Breakups, even the ones we initiated, can often leave us feeling disoriented, heartbroken, and lonely. We miss the feeling of being loved, thought of, and pursued by someone special to us. We miss having a boyfriend. We miss being a girlfriend.

All of these whirling, confusing emotions can lead us to do anything to stop the pain, to distract ourselves from the void our ex’s absence has left in our life, and trick ourselves into thinking we’ve moved on. Some of us might move to a new city, others might get a drastic haircut, and many will throw themselves into a new relationship – a rebound relationship.
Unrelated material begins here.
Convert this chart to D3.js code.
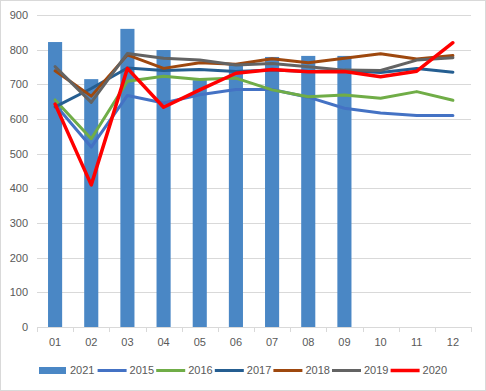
<!DOCTYPE html>
<html><head><meta charset="utf-8">
<script src="https://cdn.jsdelivr.net/npm/d3@7"></script>
<style>body{margin:0;background:#fff;}svg{display:block;font-family:"Liberation Sans",Arial,sans-serif;}</style>
</head><body>
<svg id="c" width="486" height="391"></svg>
<script>
const months = ["01","02","03","04","05","06","07","08","09","10","11","12"];
const yTicks = [0,100,200,300,400,500,600,700,800,900];
const bars2021 = [822,715,860,799,712,761,779,782,782,null,null,null];
const s2015 = [642,519,668,646,670,685,685,663,631,617,610,610];
const s2016 = [655,543,709,723,714,718,684,664,669,660,679,654];
const s2017 = [635,688,747,740,743,737,741,737,740,734,746,735];
const s2018 = [739,666,785,746,762,758,774,762,775,788,773,783];
const s2019 = [751,648,789,775,770,756,760,751,741,740,770,777];
const s2020 = [643,410,746,634,684,732,743,736,737,722,738,820];

const series = [
  {name:"2015", values:s2015, color:"#4472c4", w:3},
  {name:"2016", values:s2016, color:"#70ad47", w:3},
  {name:"2017", values:s2017, color:"#255e91", w:3},
  {name:"2018", values:s2018, color:"#9e480e", w:3},
  {name:"2019", values:s2019, color:"#636363", w:3},
  {name:"2020", values:s2020, color:"#ff0000", w:3.5}
];
const barColor = "#4a87c5";

(function(){
const svg = d3.select("#c");
svg.append("rect").attr("x",0.5).attr("y",0.5).attr("width",485).attr("height",390)
  .attr("fill","#fff").attr("stroke","#d9d9d9");

const pl=37, pr=471, pt=15, pb=327;
const x = d3.scaleBand().domain(months).range([pl,pr]);
const y = d3.scaleLinear().domain([0,900]).range([pb,pt]);

svg.append("g").selectAll("line").data(yTicks.filter(d=>d>0)).join("line")
  .attr("x1",pl).attr("x2",pr).attr("y1",d=>Math.round(y(d))+0.5).attr("y2",d=>Math.round(y(d))+0.5)
  .attr("stroke","#d9d9d9").attr("stroke-width",1);

svg.append("g").selectAll("text").data(yTicks).join("text")
  .attr("x",28).attr("y",d=>y(d)).attr("dy","0.35em").attr("text-anchor","end")
  .attr("font-size",11).attr("fill","#595959").text(d=>d);

const bw = x.bandwidth()*0.39;
svg.append("g").selectAll("rect").data(months.map((m,i)=>({m,v:bars2021[i]})).filter(d=>d.v!=null)).join("rect")
  .attr("x",d=>x(d.m)+x.bandwidth()/2-bw/2).attr("width",bw)
  .attr("y",d=>y(d.v)).attr("height",d=>y(0)-y(d.v)).attr("fill",barColor);

const xa = svg.append("g");
xa.append("line").attr("x1",pl).attr("x2",pr).attr("y1",pb+0.5).attr("y2",pb+0.5).attr("stroke","#d9d9d9");
xa.selectAll("line.t").data(d3.range(months.length+1)).join("line").attr("class","t")
  .attr("x1",i=>Math.round(pl+i*x.step())+0.5).attr("x2",i=>Math.round(pl+i*x.step())+0.5)
  .attr("y1",pb).attr("y2",pb+5).attr("stroke","#d9d9d9");
xa.selectAll("text").data(months).join("text")
  .attr("x",d=>x(d)+x.bandwidth()/2).attr("y",342).attr("dy","0.35em").attr("text-anchor","middle")
  .attr("font-size",11).attr("fill","#595959").text(d=>d);

const line = d3.line().x((d,i)=>x(months[i])+x.bandwidth()/2).y(d=>y(d));
svg.append("g").selectAll("path").data(series).join("path")
  .attr("d",d=>line(d.values)).attr("fill","none").attr("stroke",d=>d.color)
  .attr("stroke-width",d=>d.w).attr("stroke-linejoin","round").attr("stroke-linecap","round");

const leg = svg.append("g");
const entries = [{name:"2021",color:barColor,bar:true}].concat(series);
entries.forEach((e,i)=>{
  const x0 = 39 + i*58.6;
  if(e.bar){
    leg.append("rect").attr("x",x0).attr("y",367).attr("width",27).attr("height",7).attr("fill",e.color);
  } else {
    leg.append("line").attr("x1",x0).attr("x2",x0+29).attr("y1",370.5).attr("y2",370.5)
      .attr("stroke",e.color).attr("stroke-width",e.w);
  }
  leg.append("text").attr("x",x0+(e.bar?31:32)).attr("y",370.5).attr("dy","0.35em")
    .attr("font-size",11).attr("fill","#595959").text(e.name);
});
})();
</script>
</body></html>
But as understandable and tempting as it is, is getting involved in a rebound really the best option for those healing from a breakup?

It’s a Distraction from Our Healing Process

Our relationship became a more and more integral part of who we are as it became more serious – after all, our ex was probably more than just a cute guy we hung out with sometimes. He was our best friend, our love, and our safe place. Losing all of those things, as we know them, in one fell swoop is painful.

So it’s common to turn to someone else to fill these voids, to offer us the kind of love we’d gotten used to having around. But rushing into a new relationship is like replacing an actor in a role that had already been cast when audiences had gotten used to the first actor, rather than writing the initial character out of the storyline and leaving room for a brand new character to be introduced.

This will keep us from actually processing the loss of our relationship and, eventually, with work on our part, healing from it. It’s easier to trick ourselves into thinking we aren’t in pain in the short term. But our future self will thank us if we choose to do the hard work of getting over our relationship now – whether that looks like going to counseling, leaning more heavily on friends, or reading books that pertain to our situation.

We Might End Up Dating Someone We Wouldn’t Have Otherwise

The power of desperation is real – and after a breakup, many of us are desperate to move on, feel better, and even show our ex how “okay” we are. And often, this looks like jumping right into another relationship with the first taker we come across. Maybe we aren’t terribly attracted to this new guy, but at least we aren’t sitting at home pining over our ex. Maybe he’s not the nicest, most respectful guy, but isn’t it time for someone totally different, anyway? Maybe we have to leave out a few details when recounting our date to our friends, but that’s just because they’re extra worried about us after our breakup.

A rebound relationship opens the door for new regrets, heartbreak, and mistakes we don’t need to have.

When acting out of desperation, there’s a good chance we’ll get involved with a guy we definitely wouldn’t have if we were in an emotionally healthy state. This doesn’t just hold us back from healing – it opens the door for new regrets, heartbreak, and mistakes we don’t need to have. Getting involved in a relationship in order to suppress or run from something is a recipe for disaster.

Our Rebound Might Feel Led On

After a breakup, we’re understandably wrapped up in our own emotions, which feel all-encompassing, like a wave we can’t find our way out of. We’re thinking about how we’re hurting, what we’re missing, what we’re needing. But if we aren’t careful, we can start forgetting that the rest of the world has feelings too.

The guy we rush into a new relationship with might actually already have, or develop, real feelings for us. And while, from our perspective, the relationship is a means of moving on from the heartbreak we’re feeling, he might be assuming it’s more serious and genuine on our part.

Using our rebound relationship to serve our own purposes without ever stopping to think of what the other person in the relationship is feeling will create a messy, painful, confusing situation that we just don’t need as we’re trying to get over a breakup – and pass on heartbreak to someone who doesn’t deserve to be led on.

Closing Thoughts

Jumping into a new relationship in order to forget about our ex is so understandable. But in the majority of cases, it’s not advisable. It’ll most likely just keep us from actually healing, get us into relationships we never would’ve otherwise, and could even hurt the guy involved.